I am not looking for a solution to any problem, I am only looking for a confirmation if the implemenation of SAS SQL is different to ANSI SQL.
I got this emall from someone last night in response but now it says that the post I am looking for has been permanently deleted. Here is the text from that email :-
In most DB SQL implementations, if you have a GROUP BY, all variables listed in the select clause must be included in the GROUP BY or be part of a summary function.
This is not the case in SAS. If you include other variables that are not in the GROUP BY statement then you will not have distinct values, since the other variable will be also selected. This can be a useful feature but can also be unexpected if you're using to working with DB implementations of SQL.
Your particular query doesn't include any summary functions so I'm not sure what the GROUP BY is intended to achieve in this particular case. It seems like a implicit way to specify distinct?
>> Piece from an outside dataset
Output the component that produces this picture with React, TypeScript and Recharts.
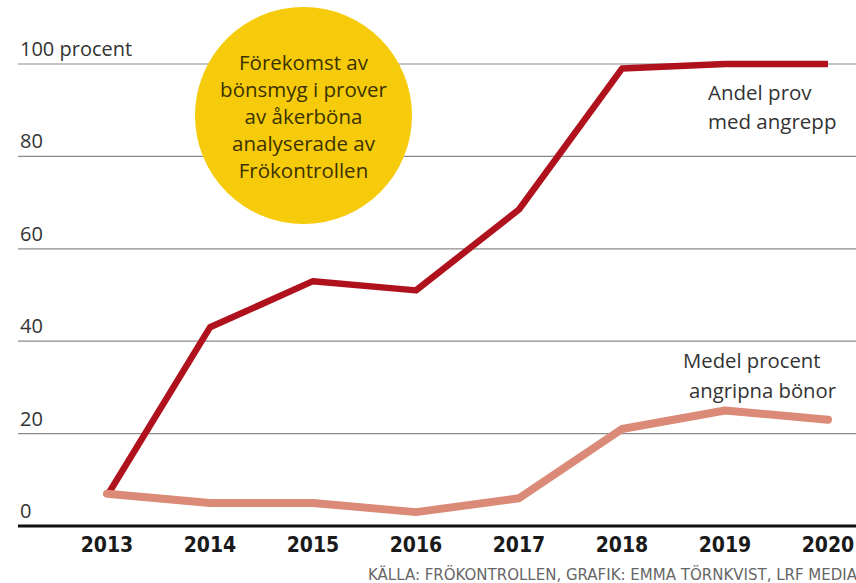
import React from 'react';
import { LineChart, Line, XAxis, YAxis, CartesianGrid } from 'recharts';

const years = [2013, 2014, 2015, 2016, 2017, 2018, 2019, 2020];
const andelProv = [6.5, 43, 53, 51, 68.5, 99, 100, 100];
const medelProcent = [7, 5, 5, 3, 6, 21, 25, 23];
const yTicks = [0, 20, 40, 60, 80, 100];
const yTickLabels = ['0', '20', '40', '60', '80', '100 procent'];
const titleLines = ['Förekomst av', 'bönsmyg i prover', 'av åkerböna', 'analyserade av', 'Frökontrollen'];
const labelAndel = ['Andel prov', 'med angrepp'];
const labelMedel = ['Medel procent', 'angripna bönor'];
const source = 'KÄLLA: FRÖKONTROLLEN, GRAFIK: EMMA TÖRNKVIST, LRF MEDIA';

const data = years.map((y, i) => ({ year: y, andel: andelProv[i], medel: medelProcent[i] }));

const W = 856;
const H = 583;
const sans = "'Open Sans', 'Noto Sans', sans-serif";
const cond = "'DejaVu Sans Condensed', 'DejaVu Sans', sans-serif";

const YTick = (props: any) => {
  const { y, payload } = props;
  const idx = yTicks.indexOf(payload.value);
  return (
    <text x={20} y={y - 8} fill="#333" fontSize={20} fontFamily={sans} textAnchor="start">
      {yTickLabels[idx]}
    </text>
  );
};

const XTick = (props: any) => {
  const { x, y, payload } = props;
  return (
    <text
      x={x}
      y={y + 18}
      fill="#1a1a1a"
      fontSize={21}
      fontWeight={700}
      fontFamily={cond}
      style={{ fontStretch: 'condensed' }}
      textAnchor="middle"
    >
      {payload.value}
    </text>
  );
};

export default function App() {
  return (
    <div style={{ position: 'absolute', left: 0, top: 0, width: W, height: H, background: '#fff', overflow: 'hidden' }}>
      <LineChart width={W} height={H} data={data} margin={{ top: 64, right: 0, left: 0, bottom: 17 }}>
        <CartesianGrid horizontal vertical={false} stroke="#8a8a8a" strokeWidth={1.2} />
        <XAxis
          dataKey="year"
          type="number"
          domain={[2012.136, 2020.272]}
          ticks={years}
          allowDataOverflow
          height={40}
          axisLine={{ stroke: '#111', strokeWidth: 3 }}
          tickLine={false}
          tick={<XTick />}
          interval={0}
        />
        <YAxis
          type="number"
          domain={[0, 100]}
          ticks={yTicks}
          width={18}
          axisLine={false}
          tickLine={false}
          tick={<YTick />}
          interval={0}
        />
        <Line
          dataKey="andel"
          stroke="#b0121d"
          strokeWidth={6.5}
          dot={false}
          activeDot={false}
          isAnimationActive={false}
          strokeLinejoin="round"
        />
        <Line
          dataKey="medel"
          stroke="#db8a78"
          strokeWidth={8}
          dot={false}
          activeDot={false}
          isAnimationActive={false}
          strokeLinejoin="round"
          strokeLinecap="round"
        />
      </LineChart>

      <div
        style={{
          position: 'absolute',
          left: 195,
          top: 7,
          width: 217,
          height: 217,
          borderRadius: '50%',
          background: '#f6cb0c',
        }}
      />
      {titleLines.map((t, i) => (
        <div
          key={t}
          style={{
            position: 'absolute',
            left: 195,
            width: 217,
            top: 48 + i * 27,
            textAlign: 'center',
            fontFamily: sans,
            fontSize: 20.5,
            fontWeight: 500,
            color: '#3b3200',
            lineHeight: '28px',
          }}
        >
          {t}
        </div>
      ))}

      {labelAndel.map((t, i) => (
        <div
          key={t}
          style={{
            position: 'absolute',
            left: 708,
            top: 78 + i * 29,
            fontFamily: sans,
            fontSize: 20.5,
            color: '#333',
            lineHeight: '28px',
            whiteSpace: 'nowrap',
          }}
        >
          {t}
        </div>
      ))}
      {labelMedel.map((t, i) => (
        <div
          key={t}
          style={{
            position: 'absolute',
            left: i === 0 ? 683 : 689,
            top: 346 + i * 30,
            fontFamily: sans,
            fontSize: 20.3,
            color: '#333',
            lineHeight: '28px',
            whiteSpace: 'nowrap',
          }}
        >
          {t}
        </div>
      ))}

      <div
        style={{
          position: 'absolute',
          left: 368,
          top: 564,
          fontFamily: cond,
          fontStretch: 'condensed',
          fontSize: 16.7,
          color: '#666',
          whiteSpace: 'nowrap',
          lineHeight: '20px',
        }}
      >
        {source}
      </div>
    </div>
  );
}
Whosoever sent me this, please be it known that I agree with that too. I also understand how SAS SQL works with 'remerging back with the original dataset' when variables in select list do not all appear in the group by listng - no problem. I am fully aware that my query doesn't include any summary function and that is by intent to specifically determine if SAS and ANSI SQL (in some of the more common database applications) work differently!